M. Lârayedh, en guise de réponse, a invoqué «la compétence et l’expérience» du gouverneur de la Banque centrale, comme pour excuser l’«exception».

Ce à quoi rétorqué M. Baroudi: «Ne croyez-vous pas que d’autres puissent aussi intégrer la vie politique pour leur expérience et leur compétence»?

Devant l’arrogance et le mépris dont M. Lârayedh a fait preuve durant toute la durée du débat, donnant l’impression d’«être chez lui», j’ai apprécié que Belgacem Ayari lui rappelle certains faits historiques dont le plus important, et duquel l’Ugtt tire fierté et légitimité, d’avoir participé à la révolution et d’en avoir été la clef de voûte! Ce qui n’est pas le cas d’Ennahdha et de ses hommes, qui étaient courageusement cachés entre le 17 décembre 2010 et le 14 janvier 2011!

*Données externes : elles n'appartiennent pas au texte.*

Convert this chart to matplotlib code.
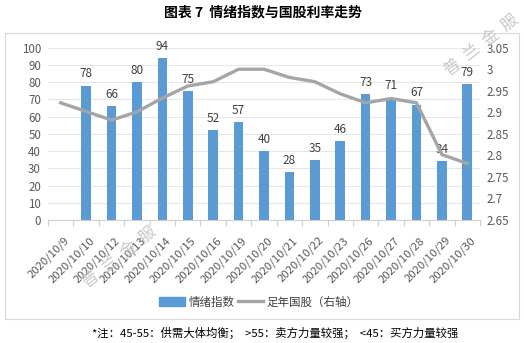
import matplotlib
matplotlib.use("Agg")
import matplotlib.pyplot as plt
import matplotlib.transforms as mtransforms
from matplotlib.patches import Rectangle
from matplotlib.lines import Line2D
import numpy as np

plt.rcParams['font.family'] = ['Noto Sans CJK SC', 'DejaVu Sans']

dates = ["2020/10/9", "2020/10/10", "2020/10/12", "2020/10/13", "2020/10/14",
         "2020/10/15", "2020/10/16", "2020/10/19", "2020/10/20", "2020/10/21",
         "2020/10/22", "2020/10/23", "2020/10/26", "2020/10/27", "2020/10/28",
         "2020/10/29", "2020/10/30"]
sentiment = [np.nan, 78, 66, 80, 94, 75, 52, 57, 40, 28, 35, 46, 73, 71, 67, 34, 79]
bond_yield = [2.922, 2.902, 2.882, 2.901, 2.933, 2.961, 2.971, 3.00, 3.00, 2.981,
              2.971, 2.943, 2.922, 2.932, 2.922, 2.802, 2.781]

title = "图表 7  情绪指数与国股利率走势"
footnote = "*注：45-55：供需大体均衡；  >55：卖方力量较强；  <45：买方力量较强"
bar_label = "情绪指数"
line_label = "足年国股（右轴）"

W, H = 524, 343
fig = plt.figure(figsize=(W / 100, H / 100), dpi=100)

# outer border
fig.patches.append(Rectangle((5 / W, 1 - 319 / H), 514 / W, 286 / H,
                             transform=fig.transFigure, fill=False,
                             edgecolor='#D9D9D9', linewidth=0.8))

ax = fig.add_axes([48 / W, 1 - 220 / H, 432 / W, 172.3 / H])
x = np.arange(len(dates))
bar_color = '#5B9BD5'
bars = ax.bar(x, sentiment, width=0.38, color=bar_color, zorder=2)
ax.set_ylim(0, 100)
ax.set_xlim(-0.5, len(dates) - 0.5)
ax.set_yticks(np.arange(0, 101, 10))
ax.yaxis.grid(True, color='#E6E6E6', linewidth=0.8, zorder=0)
ax.set_axisbelow(True)
for s in ['top', 'right', 'left']:
    ax.spines[s].set_visible(False)
ax.spines['bottom'].set_color('#D0D0D0')
ax.tick_params(axis='y', length=0, labelsize=8.3, labelcolor='#595959', pad=5)
ax.set_xticks(x)
ax.set_xticklabels(dates, rotation=45, ha='right', rotation_mode='anchor',
                   fontsize=8.2, color='#595959')
ax.tick_params(axis='x', which='major', length=0, pad=5)
offset = mtransforms.ScaledTranslation(3 / 100, -8 / 100, fig.dpi_scale_trans)
for lbl in ax.get_xticklabels():
    lbl.set_transform(lbl.get_transform() + offset)
ax.set_xticks(np.arange(-0.5, len(dates), 1), minor=True)
ax.tick_params(axis='x', which='minor', length=4, color='#D0D0D0', width=0.8)

for xi, v in zip(x, sentiment):
    if not np.isnan(v):
        ax.text(xi, v + 3, f"{int(v)}", ha='center', va='bottom',
                fontsize=8.5, color='#404040', zorder=5)

ax2 = ax.twinx()
line_color = '#A5A5A5'
ax2.plot(x, bond_yield, color=line_color, linewidth=2.4, zorder=3)
ax2.set_ylim(2.65, 3.05)
ax2.set_yticks([2.65, 2.7, 2.75, 2.8, 2.85, 2.9, 2.95, 3.0, 3.05])
ax2.set_yticklabels(['2.65', '2.7', '2.75', '2.8', '2.85', '2.9', '2.95', '3', '3.05'])
for s in ['top', 'right', 'left', 'bottom']:
    ax2.spines[s].set_visible(False)
ax2.tick_params(axis='y', length=0, labelsize=8.3, labelcolor='#595959', pad=5)

# title
fig.text(263 / W, 1 - 12 / H, title, ha='center', va='center',
         fontsize=10, fontweight='bold', color='#000000')

# legend
handles = [Rectangle((0, 0), 1, 1, color=bar_color),
           Line2D([0], [0], color=line_color, linewidth=2.4)]
fig.legend(handles, [bar_label, line_label], loc='center',
           bbox_to_anchor=(259 / W, 1 - 302 / H), ncol=2, frameon=False,
           fontsize=8.3, handlelength=2.2, handletextpad=0.3, columnspacing=0.3,
           labelcolor='#404040')

# footnote
fig.text(275 / W, 1 - 333 / H, footnote, ha='center', va='center',
         fontsize=8.2, color='#000000')

# watermarks
wm = "普  兰  金  服"
fig.text(482 / W, 1 - 45 / H, wm, ha='center', va='center', rotation=38,
         fontsize=12, color='#BEBEBE', alpha=0.85, zorder=10)
fig.text(120 / W, 1 - 257 / H, wm, ha='center', va='center', rotation=38,
         fontsize=12, color='#BEBEBE', alpha=0.85, zorder=10)

fig.savefig("out.png", dpi=100)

M. Ayari a insisté sur le fait que l’Ugtt s’interdit, par principe, d’exclure aucun parti. Il a même rappelé à M. Lârayedh le soutien de cette organisation syndicale à ceux-là même qui, aujourd’hui au pouvoir, recourent encore à cette pratique chère à Zaba, dont ils ont eu pourtant à souffrir par le passé!

Se proclamant de la légitimité du vote du 23 octobre 2011, M. Larayedh croit pouvoir jouer les prolongations, lui et ses camarades… Il nous promet de faire en six mois ce que son parti n’a pas fait en un an, à savoir communiquer un agenda clair des actions que la «troïka» va entreprendre : la création de la nouvelle Instance supérieure indépendante pour les élections (Isie), la date de fin de rédaction de la constitution, la date de la consultation populaire du projet de constitution, la date des prochaines élections…

Pourquoi les Tunisiens les croiront-ils maintenant? Qui peut croire encore en la sincérité des hommes d’Ennahdha? Quand on découvre ce que dit clairement Ghannouchi le dirigeant de ce parti lorsqu’il pense ne pas être entendu par le grand public, on est effaré!

C'est pourquoi, il est indispensable que le mandat accordé par le peuple pour les élections du 23 octobre 2011, accepté et signé par Ennahdha le 16 septembre 2011, doit être respecté! Au-delà de cette date, il n’y a plus de légitimité qui tienne... d’autant que les constituants formant le gouvernement provisoire de M. Ghannouchi l’ont perdue par leur laxisme et l’insécurité qu’ils ont laissée s’installer dans le pays au grand malheur des Tunisiens et surtout des Tunisiennes!